Voilà que je reprends ma plume. Partager avec vous ce vécu de l’intérieur, du côté des soignant·es m’avait vraiment fait du bien : une bouffée d’air alors que je suffoquais. Écrire et sentir que je ne me trompais pas, que je n’exagérais pas, notamment en lisant vos réactions. J’avais espéré une révolution féministe dans le care, j’avais invité nos frères à prendre la relève, j’avais pensé qu’un après aurait lieu. Les femmes trop épuisées pour se lever et se battre, il allait falloir dégenrer la lutte, déranger les zones de confort. Toujours en colère, toujours impuissante, je reprends ma plume, la parole en guise de résistance, de résilience ? Une boule dans la gorge quand même. Une manière de me donner une capacité d’agir là où je me sens fragile. Aujourd’hui, je vous réécris. L’après est là, tout près de nous et dans quel état…
On ferme ! Là où on devrait se réjouir, je me retrouve avec une équipe à genoux, humiliée, triste, presque confuse. Ça y est : on ferme. C’est violent.
L’unité COVID à laquelle j’ai été réaffectée il y a presque 7 semaines comme psychologue, faite de bric et de broc mais surtout constituée de personnes humaines, qui n’étaient pas forcément prêtes, pas forcément « armées » pour assurer, assumer toutes les tâches qui leur ont été demandées. Elles ont formé une équipe, aussi diverse que variée, des professionnelles soignantes venues de toutes les parties de l’hôpital, parfois bénévoles. Elles se sont encouragées, soutenues, motivées. Elles ont parfois dû apprendre un nouveau métier, de nouvelles techniques. Elles ont été confrontées à la mort sans deuil, à la mort froide et brutale. Elles ont aussi accompagné de nombreuses personnes vers la sortie, le retour à la vie, la guérison, avec beaucoup de chaleur et d’admiration pour celui ou celle sur le·laquel·le on n’aurait pas misé beaucoup. Elles ont travaillé la nuit, le week-end, elles ont fait une croix sur les congés prévus, elles ont reporté leur mariage, un baptême. Elles sont allées dormir à l’hôtel plusieurs nuits ou se sont séparées de leurs enfants depuis le début de la pandémie. Elles ont ri aussi, oh oui ! Et comme ça faisait du bien. Elles ont été acclamées, elles ont reçus des bons petits plats, des glaces, des chocolats… mais pas de masques.. ah ça non…
La pandémie est ralentie, mais jusqu’à quand ?
Aujourd’hui, on ferme. Et on se tait. Je n’applaudis plus.

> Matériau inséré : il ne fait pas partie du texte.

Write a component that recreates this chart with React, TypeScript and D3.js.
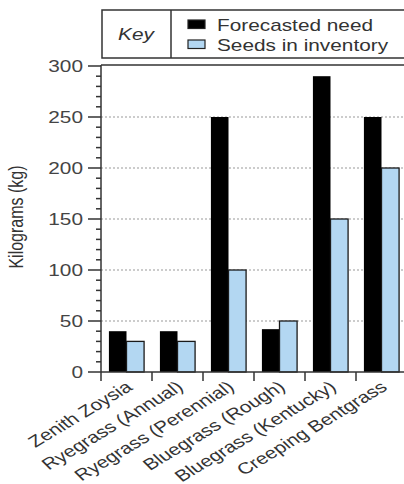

On aimerait dire : on se lève et on se casse. Mais non. On ferme l’unité et on ferme sa gueule. Demain, cet après-midi parfois, il faut aller en renfort dans d’autres services. Et ce ne sont même pas des services « covid » ! Juste aller en renfort. Peu importe les qualifications : « tu as un diplôme d’infirmière, tu peux le faire ». Même pas un temps de répit. Même pas le temps de se dire au revoir. Même pas le temps de comprendre ce qu’il se passe. Les voilà déjà réaffectées ailleurs, une autre équipe, d’autres habitudes, d’autres types de soins. Spécialisée en pédiatrie, elle se retrouve en gériatrie.
Cette fois-ci, la réaffectation est beaucoup plus difficile à encaisser. Il n’y a plus l’aspect combatif envers la pandémie, le sens du devoir, l’héroïsation, il y a juste la nausée et le sentiment de n’être rien, un pion. Même plus de prime en vue !
On ferme, elles pleurent.
Ce n’est pas physique. L’épuisement n’est pas vraiment ressenti dans le corps, pas spécialement besoin de prendre des congés. En revanche moralement… il n’y a plus d’envie. « N’allez pas dire aux élèves de rhétos de suivre la filière « infirmière », ce n’est plus un métier ». Aucune valorisation. Aucune reconnaissance. Plus de passion.
On ferme. Et on redémarre. Comme si de rien n’était. En attendant la prochaine vague.